Two international aid agencies on Wednesday called on the U.S. government to ease restrictions on money transfers to Somalia.
Adeso, an African charity and development agency, and Oxfam International expressed concern that thousands of families across the Horn of Africa nation are under threat due to the recently announced closures of money transfer companies’ bank accounts in the United States.
“Somalia is hanging once again on the precipice of a full-blown catastrophe,” said Adeso Executive Director Degan Ali in a joint statement issued in Nairobi.
“Even a minor disruption to the link between Somali communities and their friends and family abroad could push them over the edge into crisis,” said Ali.
The organizations called on the U.S. Department of Treasury and its regulatory agencies, whose regulations are responsible for the bank account closures, to ensure that Somali-Americans are able to send life sustaining money to their loved ones.
The Horn of Africa nation has no formal banking system. According to a research published in 2013 by Adeso, Oxfam and the Inter-American Dialogue, Somalia receives 1.3 billion U.S. dollars per year in remittances, which is more than all foreign aid and investment in Somalia combined.
About 40 percent of Somali families depend on remittances to meet their most basic needs, including food, health care and education, and 80 percent of the capital for start-up businesses comes from the diaspora.

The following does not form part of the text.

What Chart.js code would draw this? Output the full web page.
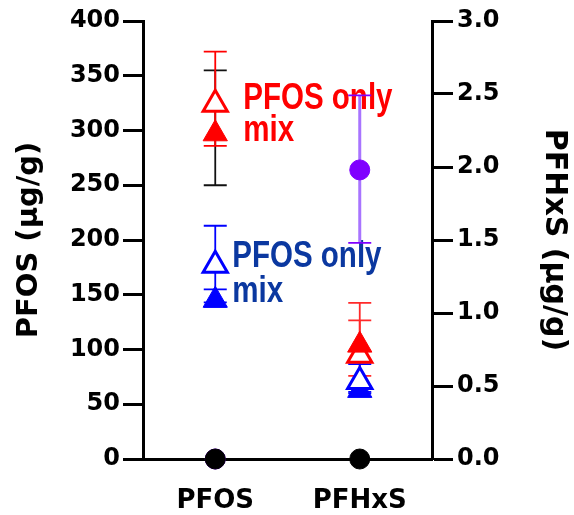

The agencies warned that if the Merchants Bank account closures proceed as scheduled on June 20, between 60-80 percent of U.S. remittances to Somalia will be affected, and some companies will be forced out of business immediately.
Some of the companies have arrangements with other banks, but those banks lack Merchants Bank’s expertise in dealing with money service businesses and are even less likely to maintain the companies’ accounts under pressure from the Treasury Department and its regulatory agencies.
The agencies said while the closure of formal remittance channels would hurt Somali communities, it would benefit criminal networks that prey on informal money transfer systems that are invisible to regulators and law enforcement officials.